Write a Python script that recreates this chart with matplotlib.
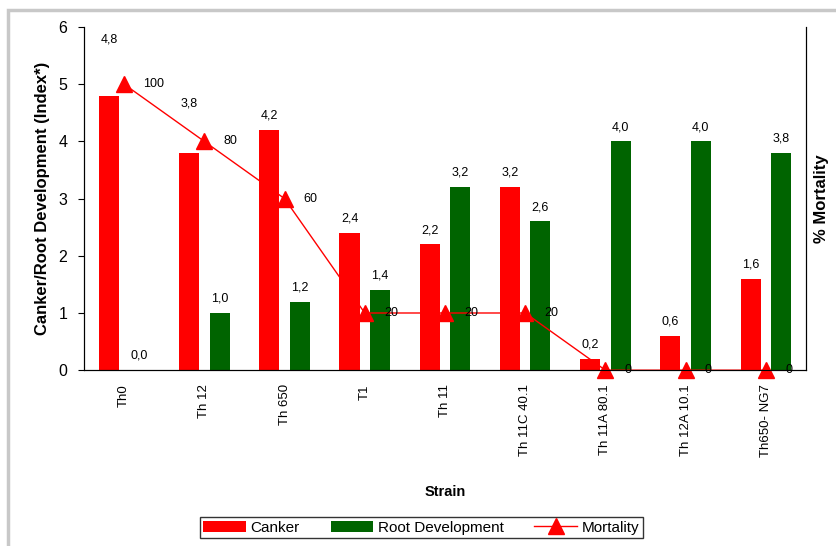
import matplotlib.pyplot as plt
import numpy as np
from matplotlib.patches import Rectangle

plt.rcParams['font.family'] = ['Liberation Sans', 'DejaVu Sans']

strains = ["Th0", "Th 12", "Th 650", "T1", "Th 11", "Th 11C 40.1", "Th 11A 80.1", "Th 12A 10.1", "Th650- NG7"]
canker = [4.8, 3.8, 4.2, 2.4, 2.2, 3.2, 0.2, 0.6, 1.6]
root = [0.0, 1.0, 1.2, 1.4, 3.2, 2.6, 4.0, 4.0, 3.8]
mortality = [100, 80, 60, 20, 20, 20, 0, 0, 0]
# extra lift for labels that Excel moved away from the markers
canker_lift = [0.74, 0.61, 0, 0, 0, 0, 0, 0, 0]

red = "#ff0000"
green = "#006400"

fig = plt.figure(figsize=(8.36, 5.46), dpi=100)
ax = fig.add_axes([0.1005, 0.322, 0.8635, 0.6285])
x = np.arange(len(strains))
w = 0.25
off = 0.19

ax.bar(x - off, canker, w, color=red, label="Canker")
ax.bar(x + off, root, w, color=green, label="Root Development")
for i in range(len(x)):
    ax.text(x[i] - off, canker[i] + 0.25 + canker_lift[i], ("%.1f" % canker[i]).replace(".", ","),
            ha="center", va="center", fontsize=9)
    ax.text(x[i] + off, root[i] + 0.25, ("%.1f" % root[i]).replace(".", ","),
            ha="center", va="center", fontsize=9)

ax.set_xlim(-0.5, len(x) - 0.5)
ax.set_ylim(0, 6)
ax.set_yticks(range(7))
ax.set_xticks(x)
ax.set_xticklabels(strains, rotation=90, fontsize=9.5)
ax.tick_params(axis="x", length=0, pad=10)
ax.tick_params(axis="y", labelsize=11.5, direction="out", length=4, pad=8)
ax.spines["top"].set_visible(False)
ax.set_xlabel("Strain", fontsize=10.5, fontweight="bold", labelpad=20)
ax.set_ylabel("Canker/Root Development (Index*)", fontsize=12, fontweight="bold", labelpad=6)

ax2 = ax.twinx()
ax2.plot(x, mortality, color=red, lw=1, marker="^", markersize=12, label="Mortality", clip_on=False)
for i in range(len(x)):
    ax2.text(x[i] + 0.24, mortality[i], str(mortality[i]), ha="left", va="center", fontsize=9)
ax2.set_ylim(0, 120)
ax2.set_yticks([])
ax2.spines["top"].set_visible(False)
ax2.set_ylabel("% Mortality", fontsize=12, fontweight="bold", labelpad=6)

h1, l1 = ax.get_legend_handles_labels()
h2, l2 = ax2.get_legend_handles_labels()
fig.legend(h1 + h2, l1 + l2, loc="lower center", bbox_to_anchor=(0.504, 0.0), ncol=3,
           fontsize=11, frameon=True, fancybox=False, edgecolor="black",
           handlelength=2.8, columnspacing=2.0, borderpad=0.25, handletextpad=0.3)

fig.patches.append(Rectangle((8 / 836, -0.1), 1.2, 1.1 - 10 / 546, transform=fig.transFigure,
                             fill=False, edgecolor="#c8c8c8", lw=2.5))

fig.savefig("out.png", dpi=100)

_ _ _ _

Pull out every line above that holds the word "matplotlib".

Write a Python script that recreates this chart with matplotlib.
import matplotlib.pyplot as plt
from matplotlib.patches import Rectangle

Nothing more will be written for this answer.